STOCKTON, Calif. – Doyle Gardens sounds like it might be a pleasant apartment complex, where residents stroll down walkways between flowerbeds surrounded by greenery. Its name is a lie.
In this large apartment complex in downtown Stockton the residents, mostly poor and working-class African American families, instead live with terrible conditions. Patricia Norman points to the trash outside her door. Yolanda Jackson’s sink is on its last legs, and the insulation on the door of her refrigerator can’t keep the cold locked inside. Tomoro Hooper sits disconsolately beneath the broken towel racks of his bathroom, while his grandmother, Patricia Perkins, stares at the cracks in the linoleum.
In Laronda Trishell’s apartment the bathroom is also falling apart. One of the drawers in her kitchen has a bottom that doesn’t slide. If she forgets when she pulls it out, all her utensils wind up on the floor.
Vicky Robinson used to live in the complex too. She still feels a commitment to the friends she made there, and today helps them get organized to force the landlord to fix the many problems. Some have even complained of bedbug and cockroach infestations. Robinson points to a hole in a window made by a bullet. Instead of replacing the glass, though, a plywood sheet sits in the frame behind to broken pane. Robinson meets with tenants around a table in the courtyard, to talk about these and other defects.
Disabled resident Ricky Cobb reads a notice taped to his door by the landlord, so nervous now about the organizing that people from the manager’s office keep track of the meetings and visitors. This fall the tension came to a head, when 20 current and former tenants filed a suit against George Garcia and Starr Property Management. The management firm says it no longer handles the Doyle Gardens property for Garcia, who operates a local bail bond company and owns the complex.
While conditions at Doyle Gardens seem extreme, they reflect the high level of poverty in the San Joaquin Valley, especially among African American families. According to a report by Sarah Bohn of the Public Policy Institute of California, Central Valley counties around Fresno (Merced, Tulare, Kings, Kern, and San Joaquin) were among the poorest, with poverty rates in excess of 20 percent. Stockton is the largest city in San Joaquin County, where 22 percent of the people live below the poverty line. In California as a whole, Bohn says, African Americans have a poverty rate of 22.1 percent.

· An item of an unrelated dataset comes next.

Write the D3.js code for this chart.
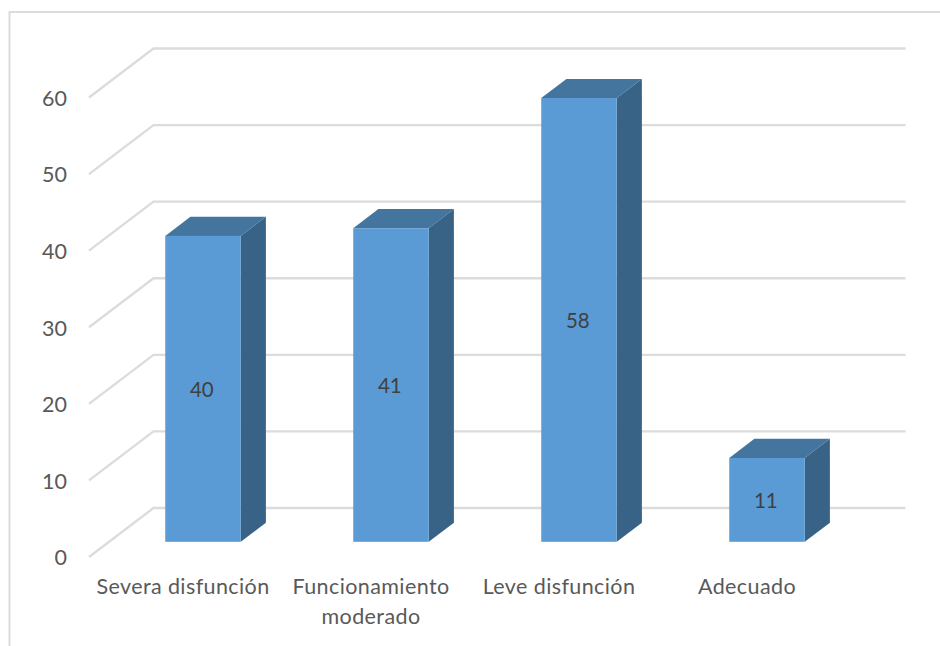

The 35,000 African Americans living in Stockton make up 12 percent of its population. With a rental vacancy rate of 9.4 percent, you’d think people might find another place to live. But many tenants are trapped in Doyle Gardens by the restrictions on the Section 8 subsidies, for which they qualify because of their extremely low incomes. In effect, housing authorities are acting as Garcia’s enablers by allowing him to continue to collect the subsidy while making few, if any repairs.
Even city code enforcers seem lackadaisical. Richard Dean, program manager for code enforcement, told the Stockton Record after the suit was filed that Garcia is “working pretty well with us,” that he has a “management plan” and has made changes. “At this point, we’re comfortable we’re heading in the right direction,” Dean told the Record. Garcia called the suit a “shakedown.”
Many residents are clients of California Rural Legal Assistance, which is helping them to sue Garcia. “We believe the housing conditions to be substandard,” explained Marcela Diaz, the directing attorney in CRLA’s Stockton office.